What have been the key factors that I have not anticipated? One has been the conviction of the Fed and other central banks to manufacture inflation at all costs. I 'knew' that Bernanke had it in him but thought that he would flinch when it came to enacting extreme measures likely to destroy future prosperity. Seemingly, I have overestimated his intelligence and underestimated his political will.

The other thing I did not foresee is people's tendency to once again forget the past and jump back into the game with leveraged risk. In the past few months especially, I've observed risk taking reminiscent of 2007 before things fell apart.

I probably should have anticipated such. After all, prospect theory (Kahneman & Tversky 1979) tells us that people are likely to take more risk when they are behind.
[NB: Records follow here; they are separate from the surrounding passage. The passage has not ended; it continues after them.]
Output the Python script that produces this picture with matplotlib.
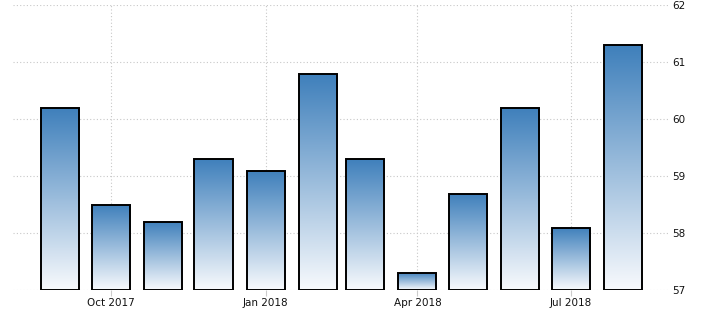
import datetime as dt
import matplotlib
matplotlib.use("Agg")
import matplotlib.pyplot as plt
import matplotlib.dates as mdates
import numpy as np
from matplotlib.colors import LinearSegmentedColormap

# monthly values, bars sit on the first of each month
months = ["2017-09", "2017-10", "2017-11", "2017-12", "2018-01", "2018-02",
          "2018-03", "2018-04", "2018-05", "2018-06", "2018-07", "2018-08"]
values = [60.2, 58.5, 58.2, 59.3, 59.1, 60.8, 59.3, 57.3, 58.7, 60.2, 58.1, 61.3]
tick_months = ["2017-10", "2018-01", "2018-04", "2018-07"]
tick_labels = ["Oct 2017", "Jan 2018", "Apr 2018", "Jul 2018"]
y_ticks = [57, 58, 59, 60, 61, 62]

dates = [dt.datetime.strptime(m, "%Y-%m") for m in months]
x = mdates.date2num(dates)
ymin, ymax = 57, 62

fig = plt.figure(figsize=(7.04, 3.13), dpi=100)
ax = fig.add_axes([0.0185, 0.072, 0.931, 0.911])

cmap = LinearSegmentedColormap.from_list("fade", ["#f8fafd", "#3e7fbb"])
grad = np.linspace(0, 1, 256).reshape(-1, 1)

width = 22.6  # days
bars = ax.bar(x, [v - ymin for v in values], bottom=ymin, width=width,
              facecolor="none", edgecolor="black", linewidth=1.4, zorder=3)
for b, v in zip(bars, values):
    x0 = b.get_x()
    im = ax.imshow(grad, aspect="auto", cmap=cmap, origin="lower",
                   extent=[x0, x0 + width, ymin, v], zorder=2,
                   interpolation="bilinear")
    im.set_clip_path(b)

ax.set_xlim(mdates.date2num(dt.datetime(2017, 8, 4)),
            mdates.date2num(dt.datetime(2018, 8, 28)))
ax.set_ylim(ymin, ymax)

tick_x = mdates.date2num([dt.datetime.strptime(m, "%Y-%m") for m in tick_months])
ax.set_xticks(tick_x)
ax.set_xticklabels(tick_labels)
ax.set_yticks(y_ticks)
ax.yaxis.tick_right()

for s in ax.spines.values():
    s.set_visible(False)

ax.grid(True, color="#c8c8c8", linestyle=(0, (1, 2)), linewidth=0.8, zorder=0)
ax.tick_params(axis="x", length=4, color="#cccccc", labelsize=7.5,
               labelcolor="#111111", pad=1.5)
ax.tick_params(axis="y", length=0, labelsize=7.5, labelcolor="#111111", pad=3)

fig.savefig("out.png", dpi=100)
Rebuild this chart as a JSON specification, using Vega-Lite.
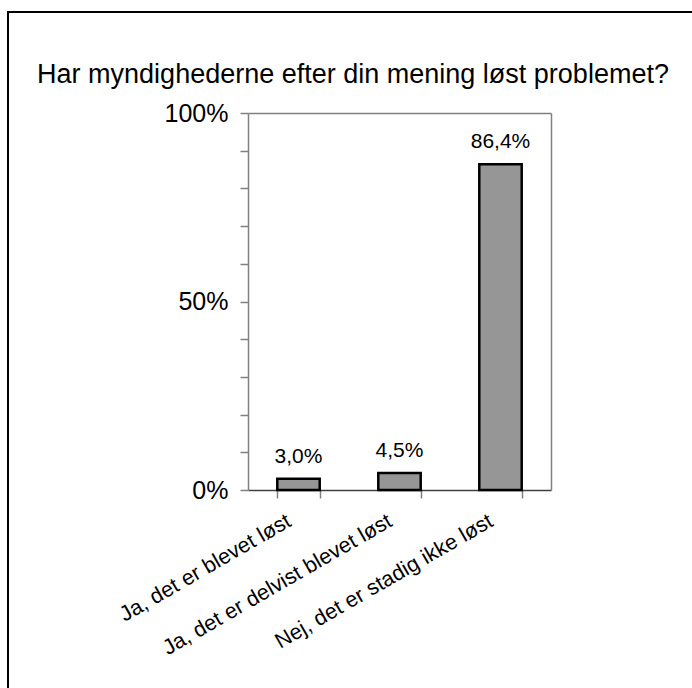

And when people are way behind, the reflexive behavior promises to be potent.

Mix cheap money with reflex for recovering losses, and you get a greed cocktail that works until the bar closes.

position in S&P

References

Kahneman, D. & Tversky, A. 1979. Prospect theory: An analysis of decision under risk. Econometrica, 47: 263-292.

1 comment:

dgeorge12358 said...

A 76.4% Fibonacci retracement works to ~1,340 SPX.